GIVEN MATERIAL:

+++

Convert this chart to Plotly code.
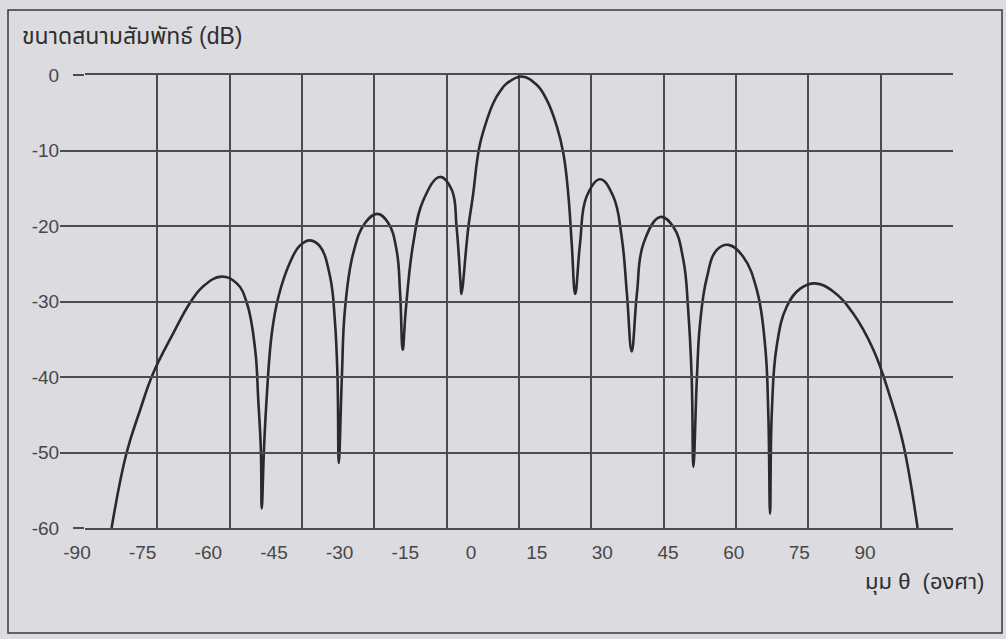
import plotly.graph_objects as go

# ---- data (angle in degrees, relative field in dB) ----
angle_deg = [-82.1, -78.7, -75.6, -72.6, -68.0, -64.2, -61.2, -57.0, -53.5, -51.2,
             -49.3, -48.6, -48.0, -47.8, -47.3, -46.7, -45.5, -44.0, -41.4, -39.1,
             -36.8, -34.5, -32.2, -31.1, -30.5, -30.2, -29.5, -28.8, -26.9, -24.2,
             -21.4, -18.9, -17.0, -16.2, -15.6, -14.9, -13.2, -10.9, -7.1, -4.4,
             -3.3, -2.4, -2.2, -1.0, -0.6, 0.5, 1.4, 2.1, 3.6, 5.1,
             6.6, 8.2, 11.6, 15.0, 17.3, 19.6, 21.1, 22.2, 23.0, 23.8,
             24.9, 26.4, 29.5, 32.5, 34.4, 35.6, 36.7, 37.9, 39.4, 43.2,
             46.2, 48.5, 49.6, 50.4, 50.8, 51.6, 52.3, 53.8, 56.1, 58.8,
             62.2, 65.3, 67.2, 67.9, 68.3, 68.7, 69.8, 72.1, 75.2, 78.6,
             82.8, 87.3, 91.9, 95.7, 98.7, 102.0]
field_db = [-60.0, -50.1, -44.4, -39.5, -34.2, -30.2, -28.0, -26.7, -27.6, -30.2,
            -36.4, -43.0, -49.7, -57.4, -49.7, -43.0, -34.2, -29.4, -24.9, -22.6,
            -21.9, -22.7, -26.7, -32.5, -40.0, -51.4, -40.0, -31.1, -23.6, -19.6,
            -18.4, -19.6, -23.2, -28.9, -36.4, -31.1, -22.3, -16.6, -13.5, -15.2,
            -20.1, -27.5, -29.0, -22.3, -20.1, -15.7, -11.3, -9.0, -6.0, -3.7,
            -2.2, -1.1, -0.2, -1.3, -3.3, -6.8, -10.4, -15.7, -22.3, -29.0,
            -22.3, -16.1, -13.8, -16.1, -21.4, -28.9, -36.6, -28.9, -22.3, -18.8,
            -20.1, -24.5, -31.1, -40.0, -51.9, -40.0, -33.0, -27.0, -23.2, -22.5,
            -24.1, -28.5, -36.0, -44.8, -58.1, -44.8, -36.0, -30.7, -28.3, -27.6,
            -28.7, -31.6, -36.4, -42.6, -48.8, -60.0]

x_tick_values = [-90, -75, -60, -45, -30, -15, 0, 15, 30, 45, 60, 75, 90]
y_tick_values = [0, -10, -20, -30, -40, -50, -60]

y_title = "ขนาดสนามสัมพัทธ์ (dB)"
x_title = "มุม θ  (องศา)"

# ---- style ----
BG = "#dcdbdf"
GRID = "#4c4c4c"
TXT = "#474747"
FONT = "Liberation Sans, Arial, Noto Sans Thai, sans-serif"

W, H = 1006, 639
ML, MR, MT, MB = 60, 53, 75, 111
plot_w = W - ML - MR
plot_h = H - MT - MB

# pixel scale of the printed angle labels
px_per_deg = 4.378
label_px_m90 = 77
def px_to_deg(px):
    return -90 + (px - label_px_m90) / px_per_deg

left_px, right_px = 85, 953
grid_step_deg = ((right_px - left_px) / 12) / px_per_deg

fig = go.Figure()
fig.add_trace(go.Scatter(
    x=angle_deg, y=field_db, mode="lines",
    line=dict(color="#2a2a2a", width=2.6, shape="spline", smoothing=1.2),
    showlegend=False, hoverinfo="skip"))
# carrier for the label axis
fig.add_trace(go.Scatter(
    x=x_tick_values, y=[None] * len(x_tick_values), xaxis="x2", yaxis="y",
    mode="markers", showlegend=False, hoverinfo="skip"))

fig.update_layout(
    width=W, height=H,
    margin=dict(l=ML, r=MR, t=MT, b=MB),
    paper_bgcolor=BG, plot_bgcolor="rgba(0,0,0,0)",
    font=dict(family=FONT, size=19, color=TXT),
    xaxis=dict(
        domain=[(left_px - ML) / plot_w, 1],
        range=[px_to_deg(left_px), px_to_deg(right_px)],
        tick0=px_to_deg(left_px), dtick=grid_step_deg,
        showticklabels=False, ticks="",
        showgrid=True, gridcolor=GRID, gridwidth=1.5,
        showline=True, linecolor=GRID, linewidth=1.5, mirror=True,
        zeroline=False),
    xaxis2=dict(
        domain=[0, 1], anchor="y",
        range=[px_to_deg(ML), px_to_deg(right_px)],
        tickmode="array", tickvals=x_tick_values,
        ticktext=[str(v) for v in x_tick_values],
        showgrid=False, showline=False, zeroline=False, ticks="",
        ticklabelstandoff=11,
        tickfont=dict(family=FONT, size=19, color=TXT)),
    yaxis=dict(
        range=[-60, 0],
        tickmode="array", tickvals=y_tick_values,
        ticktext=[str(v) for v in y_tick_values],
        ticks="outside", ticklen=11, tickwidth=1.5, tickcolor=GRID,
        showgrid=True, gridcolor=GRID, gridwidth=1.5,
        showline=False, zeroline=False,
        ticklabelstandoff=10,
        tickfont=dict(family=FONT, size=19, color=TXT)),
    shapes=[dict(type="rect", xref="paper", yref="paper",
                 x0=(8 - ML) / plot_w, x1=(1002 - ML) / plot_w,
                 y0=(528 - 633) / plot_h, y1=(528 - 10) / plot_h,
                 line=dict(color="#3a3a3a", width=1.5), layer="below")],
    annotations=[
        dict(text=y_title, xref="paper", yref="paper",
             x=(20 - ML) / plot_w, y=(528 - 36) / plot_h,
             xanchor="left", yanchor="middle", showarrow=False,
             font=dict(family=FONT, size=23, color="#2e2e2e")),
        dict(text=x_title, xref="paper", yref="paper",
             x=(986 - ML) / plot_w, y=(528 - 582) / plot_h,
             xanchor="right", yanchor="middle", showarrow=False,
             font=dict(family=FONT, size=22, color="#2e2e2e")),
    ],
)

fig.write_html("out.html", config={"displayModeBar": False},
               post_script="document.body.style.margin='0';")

+++

EXERCISE DETAILS:
Could the lines from the top of the material through the line with "import plotly.graph_objects as go" be repeated exactly, pictures left out?

COMPLETE ANSWER:
Convert this chart to Plotly code.
import plotly.graph_objects as go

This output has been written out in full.